6. Spesso si tende a pensare che l’amore fraterno sia infinito, un po’ come l’amore di Dio, che è amore. Ma se ci si chiede se l’amore fraterno abbia un limite, si trova una risposta positiva. L’amore fraterno ha un suo limite preciso, e nessuno può indicarlo meglio di Giovanni, l’apostolo dell’amore:
Chi va oltre e non si attiene alla dottrina del Cristo, non possiede Dio. Chi si attiene alla dottrina, possiede il Padre e il Figlio. Se qualcuno viene a voi e non porta questo insegnamento, non ricevetelo in casa e non salutatelo; poiché chi lo saluta partecipa alle sue opere perverse (2 Gv 9 ss.).
Giovanni delinea qui in modo grafico il limite dell’amore fraterno. Se uno afferma d’essere di Cristo ma non si attiene all’insegnamento di Cristo, in effetti quel tale “non possiede Dio”, è dunque senza Dio, ateo, non in senso filosofico ma biblico. Chi non propone l’insegnamento del Risorto, chi propone un insegnamento diverso, non va accolto né salutato. Non gli va offerta alcuna forma di partecipazione (comunione). Parole forti per l’apostolo dell’amore, eppure sono parole ispirate dal Risorto. Col distacco si cerca di favorire il ripensamento (la vergogna?) in colui che “va oltre” e “non si attiene all’insegnamento del Cristo”.
Non la simpatia, non i rapporti preferenziali, non la parentela, non l’amicizia, non la frequentazione, non l’appartenenza a questa o a quella cerchia, non gli interessi, né alcun’altra cosa simile sta all’origine dell’amore fraterno. La “nostra pasqua” (1 Cor 5,7), cioè il Cristo Signore stesso, è invece all’origine della filadelfía o amore fraterno. Il quale, però, è pratica di vita, non teoria né mero sentimentalismo. Ecco perché Gesù preparò anche quella colazione.
I primi cristiani compresero il gesto, per questo erano soliti mangiare assieme spesso. Non per abbuffarsi, né per attrarre facili proseliti coi loro banchetti, ma per gioia, bontà d’animo e amore fraterno, mangiando in modo parco, sobrio, sereno.
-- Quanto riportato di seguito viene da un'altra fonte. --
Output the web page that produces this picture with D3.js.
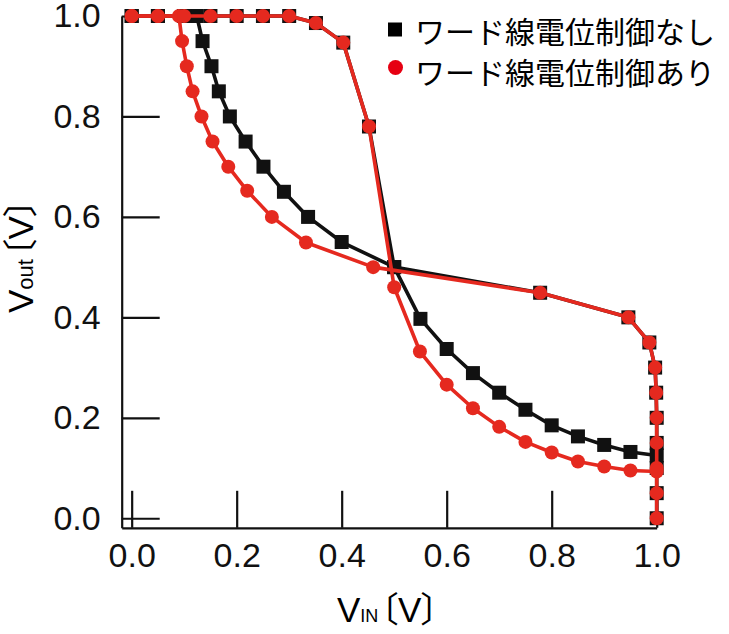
<!DOCTYPE html>
<html><head><meta charset="utf-8">
<script src="https://cdn.jsdelivr.net/npm/d3@7/dist/d3.min.js"></script>
<style>
html,body{margin:0;padding:0;background:#fff;}
svg{display:block;}
.br{font-feature-settings:"palt";}
</style></head>
<body>
<svg id="chart" width="729" height="634"></svg>
<script>
// ---- data ----
const xTicks = [0.0, 0.2, 0.4, 0.6, 0.8, 1.0];
const yTicks = [0.0, 0.2, 0.4, 0.6, 0.8, 1.0];
const legendLabels = ["ワード線電位制御なし", "ワード線電位制御あり"];

// ワード線電位制御なし (black squares)
const offFwdX = [0,0.05,0.1,0.124,0.135,0.152,0.166,0.187,0.217,0.251,0.29,0.336,0.4,0.5,0.55,0.6,0.65,0.7,0.75,0.8,0.85,0.9,0.95,1.0];
const offFwdY = [1,1,1,1,0.95,0.9,0.85,0.8,0.75,0.7,0.65,0.6,0.55,0.5,0.397,0.337,0.289,0.25,0.216,0.185,0.163,0.146,0.132,0.125];
const offRevX = [0,0.05,0.1,0.15,0.2,0.25,0.3,0.351,0.403,0.452,0.5,0.778,0.946,0.986,0.997,0.999,1,1,1,1,1];
const offRevY = [1,1,1,1,1,1,1,0.986,0.947,0.78,0.5,0.449,0.4,0.35,0.3,0.25,0.2,0.15,0.1,0.05,0.0];

// ワード線電位制御あり (red circles)
const onAX = [0,0.05,0.09,0.096,0.105,0.116,0.133,0.154,0.184,0.22,0.267,0.332,0.46,0.778,0.946,0.986,0.997,0.999,1,1,1,1,1];
const onAY = [1,1,1,0.95,0.9,0.85,0.8,0.75,0.7,0.652,0.6,0.549,0.5,0.449,0.4,0.35,0.3,0.25,0.2,0.15,0.1,0.05,0.0];
const onBX = [0,0.05,0.1,0.15,0.2,0.25,0.3,0.351,0.403,0.452,0.5,0.549,0.6,0.65,0.7,0.75,0.8,0.85,0.9,0.95,1.0];
const onBY = [1,1,1,1,1,1,1,0.986,0.947,0.78,0.46,0.332,0.266,0.219,0.182,0.152,0.131,0.113,0.103,0.095,0.093];

const BLACK = "#111111";
const RED = "#e5291f";
const RED_LEG = "#e60012";

const svg = d3.select("#chart");
const x = d3.scaleLinear().domain([-0.019, 1.0]).range([121.7, 656.7]);
const y = d3.scaleLinear().domain([-0.019, 1.0]).range([527.8, 16]);

const tickFont = "'Liberation Sans', Arial, Helvetica, sans-serif";

// axes
const gx = svg.append("g").attr("transform", `translate(0,${y(-0.019)})`)
  .call(d3.axisBottom(x).tickValues(xTicks).tickFormat(d3.format(".1f")).tickSize(-37).tickSizeOuter(0).tickPadding(15));
const gy = svg.append("g").attr("transform", `translate(${x(-0.019)},0)`)
  .call(d3.axisLeft(y).tickValues(yTicks).tickFormat(d3.format(".1f")).tickSize(-38).tickSizeOuter(0).tickPadding(21));
[gx, gy].forEach(g => {
  g.select(".domain").attr("stroke", BLACK).attr("stroke-width", 2.2);
  g.selectAll(".tick line").attr("stroke", BLACK).attr("stroke-width", 2.2);
  g.selectAll(".tick text").attr("fill", BLACK).style("font-family", tickFont).style("font-size", "34px");
});

const zip = (xs, ys) => xs.map((v, i) => [v, ys[i]]);
const line = d3.line().x(d => x(d[0])).y(d => y(d[1]));

function drawSeries(data, color) {
  svg.append("path").datum(data).attr("d", line)
    .attr("fill", "none").attr("stroke", color).attr("stroke-width", 3.6).attr("stroke-linejoin", "round");
}
function drawMarkers(data, color, shape) {
  if (shape === "square") {
    svg.append("g").selectAll("rect").data(data).join("rect")
      .attr("x", d => x(d[0]) - 7).attr("y", d => y(d[1]) - 7)
      .attr("width", 14).attr("height", 14).attr("fill", color);
  } else {
    svg.append("g").selectAll("circle").data(data).join("circle")
      .attr("cx", d => x(d[0])).attr("cy", d => y(d[1])).attr("r", 7).attr("fill", color);
  }
}
const offF = zip(offFwdX, offFwdY), offR = zip(offRevX, offRevY);
const onA = zip(onAX, onAY), onB = zip(onBX, onBY);

drawSeries(offF, BLACK); drawSeries(offR, BLACK);
drawMarkers(offF, BLACK, "square"); drawMarkers(offR, BLACK, "square");
drawSeries(onA, RED); drawSeries(onB, RED);
drawMarkers(onA, RED, "circle"); drawMarkers(onB, RED, "circle");

// legend
const cjk = "'Noto Sans CJK JP', 'Noto Sans CJK SC', sans-serif";
const leg = svg.append("g");
leg.append("rect").attr("x", 388).attr("y", 22.5).attr("width", 14).attr("height", 14).attr("fill", "#000");
leg.append("circle").attr("cx", 395.5).attr("cy", 67.5).attr("r", 7.5).attr("fill", RED_LEG);
leg.selectAll("text").data(legendLabels).join("text")
  .attr("x", 415).attr("y", (d, i) => 30 + i * 40.5)
  .attr("dominant-baseline", "central")
  .style("font-family", cjk).style("font-size", "30px").attr("fill", "#000")
  .text(d => d);

// axis titles
function title(sel, sub, subSize) {
  sel.append("tspan").text("V").style("font-family", tickFont).style("font-size", "35px");
  sel.append("tspan").text(sub).style("font-family", tickFont).style("font-size", subSize);
  sel.append("tspan").attr("class", "br").attr("dx", 2).text("〔").style("font-family", cjk).style("font-size", "35px");
  sel.append("tspan").text("V").style("font-family", tickFont).style("font-size", "35px");
  sel.append("tspan").attr("class", "br").text("〕").style("font-family", cjk).style("font-size", "35px");
}
title(svg.append("text").attr("x", 337).attr("y", 621.5).attr("fill", "#000"), "IN", "18px");
title(svg.append("text").attr("transform", "translate(33,313) rotate(-90)").attr("fill", "#000"), "out", "22px");
</script>
</body></html>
I primi cristiani predicavano l’evangelo del Risorto, si riprendevano l’un l’altro, si stimavano, si servivano mutuamente, camminavano assieme sulla stessa “strada”, ubbidivano ai “comandamenti”, irrobustiti da amore fraterno profondo, da filadelfìa non finta. Non un sentimento scaturito dall’animo umano, ma originato anche da quel gesto culinario compiuto dal Risorto.
Nel primo sole mattutino di quel giorno ecco finalmente qualcosa di nuovo, anzi di antico, di realissimo, di realmente inaudito, di assolutamente insolito; il solo evento vero e unico che rende l’amore fraterno ciò che è tuttora; il Risorto si fece vedere dai discepoli e preparò loro la colazione.
Quel gesto fraterno amorevole del Cristo avrebbe scatenato la marea nera del male; sembra un paradosso ma è la realtà. Si voleva, e si vuole, negare ogni possibilità all’amore fraterno. La cui luce splende proprio nelle tenebre, che si abbuiano, negano (anche l’evidenza), mentono, tradiscono, invidiano, calunniano, contendono, calpestano, distruggono, inventano mali, disubbidiscono, rinnegano, disertano, diffamano, abbattono, blandiscono, attirano, seducono, eludono, s’affannano a mentire. Tutto le tenebre fanno pur di non ammettere il tradimento, la superficialità, la banalità, l’incostanza, l’incoerenza, l’ignoranza, la malevolenza, l’instabilità, l’insensibilità, la presunzione, cioè il peccato di disamore fraterno, ovvero di amore fraterno finto. Non è forse proprio questa la pietanza avvelenata servita nel corso della Storia mondiale e delle mille storie meschine, basse, provinciali, ridicole, che raccontano un cristianesimo borghese piccolo piccolo? Non accade tutto nella indipendenza indifferente di Adamo, nella autonomia irresponsabile di Eva? Cuori di tenebra.
Eppure, a dispetto di tutto ciò, nonostante la marea nera inquinante la vita di molti, il ricordo di quella colazione è vivo, è nell’aria il profumo di quel pesce arrostito, di quel pane. Il loro sapore è oggi ancora più buono per chi li vuol gustare. Cristo stesso ha apparecchiato e invita ancora alla sua tavola, ricca e gratuita, chi vuole aprire la mente all’amore per la verità, al gusto delicato dell’amore fraterno.